Output the material beneath this task exactly, images excluded.

EXERCISE MATERIALS =>
+--
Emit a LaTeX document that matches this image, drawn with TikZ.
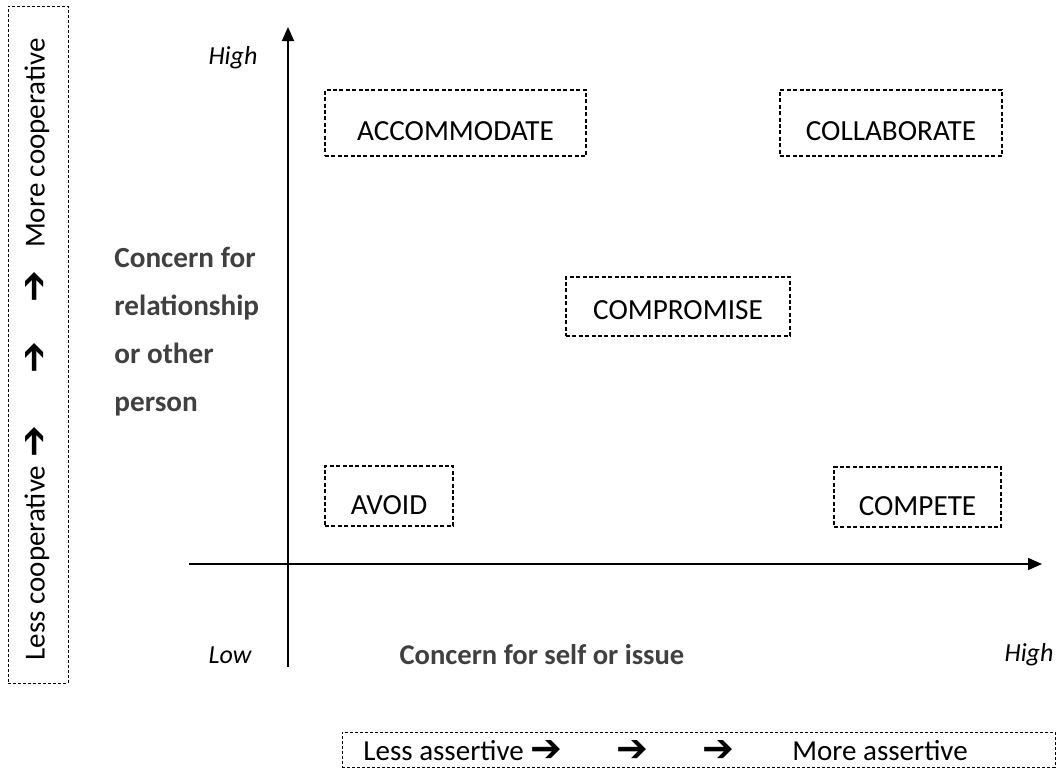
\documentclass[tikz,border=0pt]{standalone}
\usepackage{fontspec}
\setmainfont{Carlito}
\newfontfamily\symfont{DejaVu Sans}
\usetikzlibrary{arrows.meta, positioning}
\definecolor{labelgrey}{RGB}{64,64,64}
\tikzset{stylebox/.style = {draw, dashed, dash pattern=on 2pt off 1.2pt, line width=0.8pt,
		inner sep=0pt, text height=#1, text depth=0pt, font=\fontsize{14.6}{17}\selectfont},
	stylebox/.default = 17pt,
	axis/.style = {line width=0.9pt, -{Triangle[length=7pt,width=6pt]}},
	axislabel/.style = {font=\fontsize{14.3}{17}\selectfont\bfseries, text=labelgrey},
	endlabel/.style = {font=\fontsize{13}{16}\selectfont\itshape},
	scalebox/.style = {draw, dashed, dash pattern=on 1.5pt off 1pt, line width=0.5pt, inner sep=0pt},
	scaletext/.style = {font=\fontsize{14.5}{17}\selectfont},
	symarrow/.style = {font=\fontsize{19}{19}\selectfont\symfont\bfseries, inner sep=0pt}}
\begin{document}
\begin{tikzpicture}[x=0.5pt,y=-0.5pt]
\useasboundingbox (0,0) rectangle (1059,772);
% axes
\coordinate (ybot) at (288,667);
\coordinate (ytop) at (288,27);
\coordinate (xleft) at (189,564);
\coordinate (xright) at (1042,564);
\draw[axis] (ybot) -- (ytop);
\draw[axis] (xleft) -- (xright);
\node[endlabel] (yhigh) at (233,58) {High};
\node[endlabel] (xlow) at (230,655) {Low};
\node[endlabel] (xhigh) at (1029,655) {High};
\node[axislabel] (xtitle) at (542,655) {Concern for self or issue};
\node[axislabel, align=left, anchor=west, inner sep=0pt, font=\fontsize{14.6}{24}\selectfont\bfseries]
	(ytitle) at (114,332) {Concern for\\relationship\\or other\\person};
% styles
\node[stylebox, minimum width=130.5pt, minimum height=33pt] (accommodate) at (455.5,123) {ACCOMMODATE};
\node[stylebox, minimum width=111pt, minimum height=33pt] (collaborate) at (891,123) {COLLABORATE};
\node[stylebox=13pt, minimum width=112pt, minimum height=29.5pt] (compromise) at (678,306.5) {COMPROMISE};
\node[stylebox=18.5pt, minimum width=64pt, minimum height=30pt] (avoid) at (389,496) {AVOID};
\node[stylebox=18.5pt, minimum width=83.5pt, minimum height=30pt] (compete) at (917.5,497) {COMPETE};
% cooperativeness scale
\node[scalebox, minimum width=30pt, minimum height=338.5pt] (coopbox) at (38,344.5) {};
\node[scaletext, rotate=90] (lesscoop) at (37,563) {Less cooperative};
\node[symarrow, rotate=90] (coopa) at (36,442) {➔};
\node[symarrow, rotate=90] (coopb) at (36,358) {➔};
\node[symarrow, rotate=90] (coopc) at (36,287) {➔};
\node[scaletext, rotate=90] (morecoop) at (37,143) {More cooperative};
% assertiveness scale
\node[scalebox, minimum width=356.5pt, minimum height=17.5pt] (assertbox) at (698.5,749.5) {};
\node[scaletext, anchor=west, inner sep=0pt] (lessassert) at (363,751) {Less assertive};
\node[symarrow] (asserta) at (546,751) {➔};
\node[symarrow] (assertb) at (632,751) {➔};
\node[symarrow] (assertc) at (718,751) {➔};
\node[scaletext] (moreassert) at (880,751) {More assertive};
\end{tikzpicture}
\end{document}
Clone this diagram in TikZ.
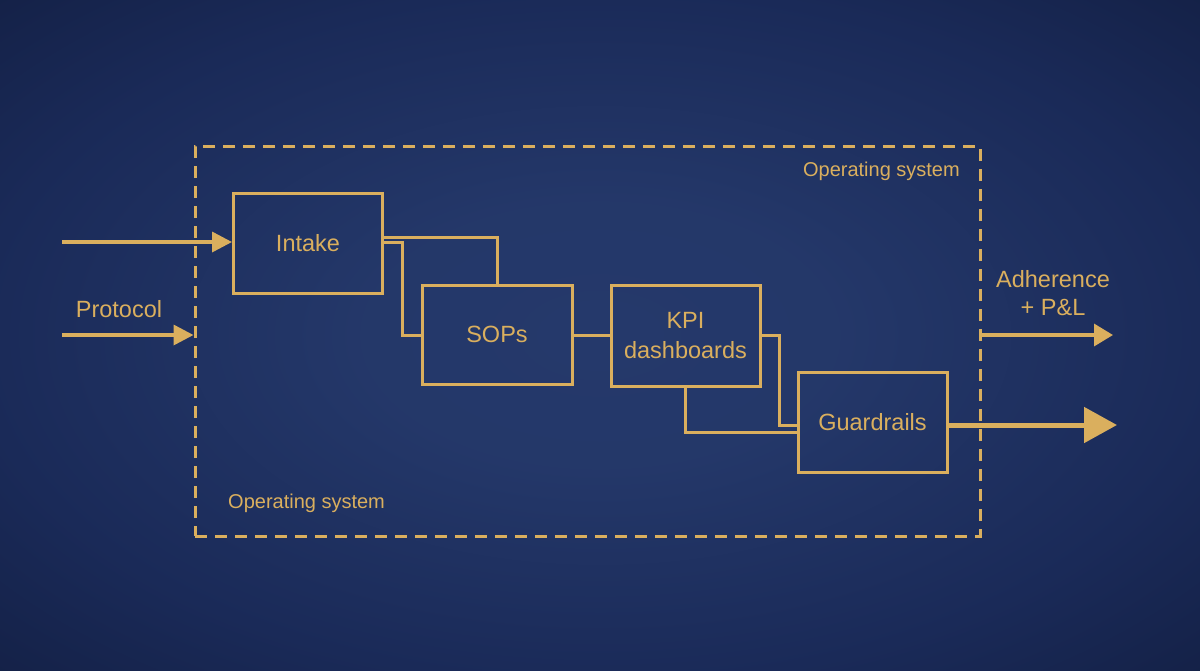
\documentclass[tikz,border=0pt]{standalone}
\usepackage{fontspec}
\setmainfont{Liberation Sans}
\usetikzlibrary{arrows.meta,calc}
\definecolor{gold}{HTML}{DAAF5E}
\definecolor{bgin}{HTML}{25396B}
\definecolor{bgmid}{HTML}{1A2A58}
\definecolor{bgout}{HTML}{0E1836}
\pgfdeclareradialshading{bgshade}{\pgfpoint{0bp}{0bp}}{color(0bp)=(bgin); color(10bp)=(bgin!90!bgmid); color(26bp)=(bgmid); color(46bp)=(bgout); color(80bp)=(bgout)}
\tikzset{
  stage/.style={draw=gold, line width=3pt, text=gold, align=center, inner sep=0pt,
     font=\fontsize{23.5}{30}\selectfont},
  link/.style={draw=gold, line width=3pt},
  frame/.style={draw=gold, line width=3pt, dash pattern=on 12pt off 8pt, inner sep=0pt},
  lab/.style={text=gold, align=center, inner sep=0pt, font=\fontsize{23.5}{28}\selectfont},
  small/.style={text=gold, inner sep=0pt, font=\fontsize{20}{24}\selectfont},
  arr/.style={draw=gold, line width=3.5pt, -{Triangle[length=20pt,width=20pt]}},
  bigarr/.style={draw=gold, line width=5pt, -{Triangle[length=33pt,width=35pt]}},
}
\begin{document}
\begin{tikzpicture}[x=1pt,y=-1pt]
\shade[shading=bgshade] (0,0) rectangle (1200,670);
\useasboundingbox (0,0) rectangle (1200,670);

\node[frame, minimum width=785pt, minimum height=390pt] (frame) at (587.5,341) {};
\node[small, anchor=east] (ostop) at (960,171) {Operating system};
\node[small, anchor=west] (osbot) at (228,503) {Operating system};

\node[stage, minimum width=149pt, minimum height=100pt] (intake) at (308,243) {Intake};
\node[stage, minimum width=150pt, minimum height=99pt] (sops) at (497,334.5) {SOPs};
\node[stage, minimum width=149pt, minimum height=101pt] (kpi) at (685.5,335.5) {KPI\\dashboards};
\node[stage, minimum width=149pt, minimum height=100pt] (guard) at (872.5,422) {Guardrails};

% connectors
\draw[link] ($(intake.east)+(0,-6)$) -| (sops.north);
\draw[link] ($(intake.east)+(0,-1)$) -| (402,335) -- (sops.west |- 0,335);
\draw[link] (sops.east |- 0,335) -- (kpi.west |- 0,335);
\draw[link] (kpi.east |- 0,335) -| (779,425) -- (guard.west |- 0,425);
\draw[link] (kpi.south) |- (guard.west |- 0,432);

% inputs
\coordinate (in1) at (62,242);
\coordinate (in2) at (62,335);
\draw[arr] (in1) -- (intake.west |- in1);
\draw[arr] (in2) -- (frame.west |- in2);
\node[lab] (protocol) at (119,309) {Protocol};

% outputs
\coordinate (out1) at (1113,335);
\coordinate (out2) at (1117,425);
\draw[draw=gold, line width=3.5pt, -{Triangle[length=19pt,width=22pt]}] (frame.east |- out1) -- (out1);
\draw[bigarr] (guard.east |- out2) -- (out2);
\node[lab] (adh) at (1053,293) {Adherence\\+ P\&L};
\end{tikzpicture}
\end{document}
+--
FINAL RESULT =>
Emit a LaTeX document that matches this image, drawn with TikZ.
\documentclass[tikz,border=0pt]{standalone}
\usepackage{fontspec}
\setmainfont{Carlito}
\newfontfamily\symfont{DejaVu Sans}
\usetikzlibrary{arrows.meta, positioning}
\definecolor{labelgrey}{RGB}{64,64,64}
\tikzset{stylebox/.style = {draw, dashed, dash pattern=on 2pt off 1.2pt, line width=0.8pt,
		inner sep=0pt, text height=#1, text depth=0pt, font=\fontsize{14.6}{17}\selectfont},
	stylebox/.default = 17pt,
	axis/.style = {line width=0.9pt, -{Triangle[length=7pt,width=6pt]}},
	axislabel/.style = {font=\fontsize{14.3}{17}\selectfont\bfseries, text=labelgrey},
	endlabel/.style = {font=\fontsize{13}{16}\selectfont\itshape},
	scalebox/.style = {draw, dashed, dash pattern=on 1.5pt off 1pt, line width=0.5pt, inner sep=0pt},
	scaletext/.style = {font=\fontsize{14.5}{17}\selectfont},
	symarrow/.style = {font=\fontsize{19}{19}\selectfont\symfont\bfseries, inner sep=0pt}}
\begin{document}
\begin{tikzpicture}[x=0.5pt,y=-0.5pt]
\useasboundingbox (0,0) rectangle (1059,772);
% axes
\coordinate (ybot) at (288,667);
\coordinate (ytop) at (288,27);
\coordinate (xleft) at (189,564);
\coordinate (xright) at (1042,564);
\draw[axis] (ybot) -- (ytop);
\draw[axis] (xleft) -- (xright);
\node[endlabel] (yhigh) at (233,58) {High};
\node[endlabel] (xlow) at (230,655) {Low};
\node[endlabel] (xhigh) at (1029,655) {High};
\node[axislabel] (xtitle) at (542,655) {Concern for self or issue};
\node[axislabel, align=left, anchor=west, inner sep=0pt, font=\fontsize{14.6}{24}\selectfont\bfseries]
	(ytitle) at (114,332) {Concern for\\relationship\\or other\\person};
% styles
\node[stylebox, minimum width=130.5pt, minimum height=33pt] (accommodate) at (455.5,123) {ACCOMMODATE};
\node[stylebox, minimum width=111pt, minimum height=33pt] (collaborate) at (891,123) {COLLABORATE};
\node[stylebox=13pt, minimum width=112pt, minimum height=29.5pt] (compromise) at (678,306.5) {COMPROMISE};
\node[stylebox=18.5pt, minimum width=64pt, minimum height=30pt] (avoid) at (389,496) {AVOID};
\node[stylebox=18.5pt, minimum width=83.5pt, minimum height=30pt] (compete) at (917.5,497) {COMPETE};
% cooperativeness scale
\node[scalebox, minimum width=30pt, minimum height=338.5pt] (coopbox) at (38,344.5) {};
\node[scaletext, rotate=90] (lesscoop) at (37,563) {Less cooperative};
\node[symarrow, rotate=90] (coopa) at (36,442) {➔};
\node[symarrow, rotate=90] (coopb) at (36,358) {➔};
\node[symarrow, rotate=90] (coopc) at (36,287) {➔};
\node[scaletext, rotate=90] (morecoop) at (37,143) {More cooperative};
% assertiveness scale
\node[scalebox, minimum width=356.5pt, minimum height=17.5pt] (assertbox) at (698.5,749.5) {};
\node[scaletext, anchor=west, inner sep=0pt] (lessassert) at (363,751) {Less assertive};
\node[symarrow] (asserta) at (546,751) {➔};
\node[symarrow] (assertb) at (632,751) {➔};
\node[symarrow] (assertc) at (718,751) {➔};
\node[scaletext] (moreassert) at (880,751) {More assertive};
\end{tikzpicture}
\end{document}
Clone this diagram in TikZ.
\documentclass[tikz,border=0pt]{standalone}
\usepackage{fontspec}
\setmainfont{Liberation Sans}
\usetikzlibrary{arrows.meta,calc}
\definecolor{gold}{HTML}{DAAF5E}
\definecolor{bgin}{HTML}{25396B}
\definecolor{bgmid}{HTML}{1A2A58}
\definecolor{bgout}{HTML}{0E1836}
\pgfdeclareradialshading{bgshade}{\pgfpoint{0bp}{0bp}}{color(0bp)=(bgin); color(10bp)=(bgin!90!bgmid); color(26bp)=(bgmid); color(46bp)=(bgout); color(80bp)=(bgout)}
\tikzset{
  stage/.style={draw=gold, line width=3pt, text=gold, align=center, inner sep=0pt,
     font=\fontsize{23.5}{30}\selectfont},
  link/.style={draw=gold, line width=3pt},
  frame/.style={draw=gold, line width=3pt, dash pattern=on 12pt off 8pt, inner sep=0pt},
  lab/.style={text=gold, align=center, inner sep=0pt, font=\fontsize{23.5}{28}\selectfont},
  small/.style={text=gold, inner sep=0pt, font=\fontsize{20}{24}\selectfont},
  arr/.style={draw=gold, line width=3.5pt, -{Triangle[length=20pt,width=20pt]}},
  bigarr/.style={draw=gold, line width=5pt, -{Triangle[length=33pt,width=35pt]}},
}
\begin{document}
\begin{tikzpicture}[x=1pt,y=-1pt]
\shade[shading=bgshade] (0,0) rectangle (1200,670);
\useasboundingbox (0,0) rectangle (1200,670);

\node[frame, minimum width=785pt, minimum height=390pt] (frame) at (587.5,341) {};
\node[small, anchor=east] (ostop) at (960,171) {Operating system};
\node[small, anchor=west] (osbot) at (228,503) {Operating system};

\node[stage, minimum width=149pt, minimum height=100pt] (intake) at (308,243) {Intake};
\node[stage, minimum width=150pt, minimum height=99pt] (sops) at (497,334.5) {SOPs};
\node[stage, minimum width=149pt, minimum height=101pt] (kpi) at (685.5,335.5) {KPI\\dashboards};
\node[stage, minimum width=149pt, minimum height=100pt] (guard) at (872.5,422) {Guardrails};

% connectors
\draw[link] ($(intake.east)+(0,-6)$) -| (sops.north);
\draw[link] ($(intake.east)+(0,-1)$) -| (402,335) -- (sops.west |- 0,335);
\draw[link] (sops.east |- 0,335) -- (kpi.west |- 0,335);
\draw[link] (kpi.east |- 0,335) -| (779,425) -- (guard.west |- 0,425);
\draw[link] (kpi.south) |- (guard.west |- 0,432);

% inputs
\coordinate (in1) at (62,242);
\coordinate (in2) at (62,335);
\draw[arr] (in1) -- (intake.west |- in1);
\draw[arr] (in2) -- (frame.west |- in2);
\node[lab] (protocol) at (119,309) {Protocol};

% outputs
\coordinate (out1) at (1113,335);
\coordinate (out2) at (1117,425);
\draw[draw=gold, line width=3.5pt, -{Triangle[length=19pt,width=22pt]}] (frame.east |- out1) -- (out1);
\draw[bigarr] (guard.east |- out2) -- (out2);
\node[lab] (adh) at (1053,293) {Adherence\\+ P\&L};
\end{tikzpicture}
\end{document}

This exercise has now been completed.